Multi-cloud is one of the most frequently misunderstood concepts in cloud infrastructure. The sales pitch is compelling: spread your workloads across AWS, Azure, and GCP and you reduce dependency on any single provider, can arbitrage costs, and can pick the best service from each platform. The practice is considerably messier.
The operational overhead of running multi-cloud is roughly proportional to the number of platforms involved, and the overhead is not linear — the complexity of cross-cloud networking, identity federation, and observability tooling grows faster than the count of platforms would suggest. Organisations that adopt multi-cloud without explicit plans for managing that overhead typically end up with fragmented visibility and higher operational costs than a single-cloud deployment would produce.
The resilience argument is real but narrower than the pitch suggests. Multi-cloud provides resilience against the class of failures that affect a single cloud provider's availability — regional outages, platform-specific incidents. It does not provide resilience against operational failures, misconfigurations, or the class of supply-chain issues that affect cloud platforms' underlying dependencies.

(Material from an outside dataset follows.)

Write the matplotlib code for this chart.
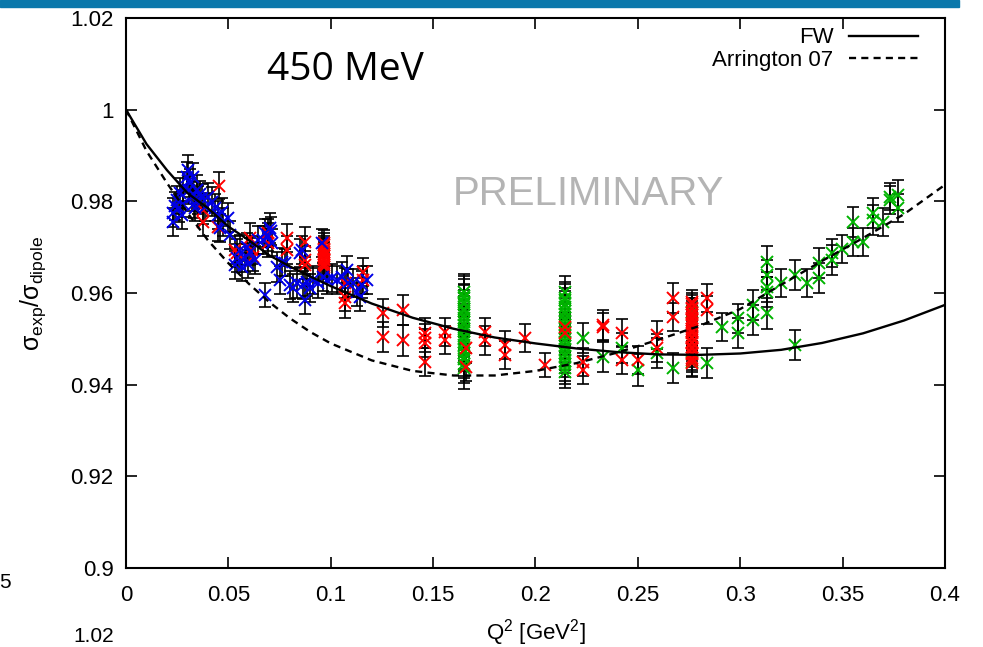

The cost-arbitrage argument is the weakest. Cloud pricing is complex, and the cost difference between comparable services on different platforms is often smaller than the cost of the additional engineering overhead required to run on both. The exceptions are workloads with very specific unit-economics profiles — large-scale data egress, for instance, where egress costs differ materially between providers.
Where multi-cloud genuinely helps: data sovereignty requirements that map different data categories to different provider footprints; acquisition integration where the acquired entity runs a different platform; licensing arrangements that make a specific platform materially cheaper for specific workloads. These are real-world cases with clear-enough economics to justify the overhead.
Our advice: default to a primary-cloud model with explicit exceptions for specific use cases, not the reverse. Define the use-case-driven exceptions clearly before adding a second provider. Build the operational model to handle both before the second provider carries production traffic.
Multi-cloud done well is a mature engineering practice that requires investment proportional to its complexity. Multi-cloud done carelessly is a significantly more expensive version of single-cloud with worse visibility.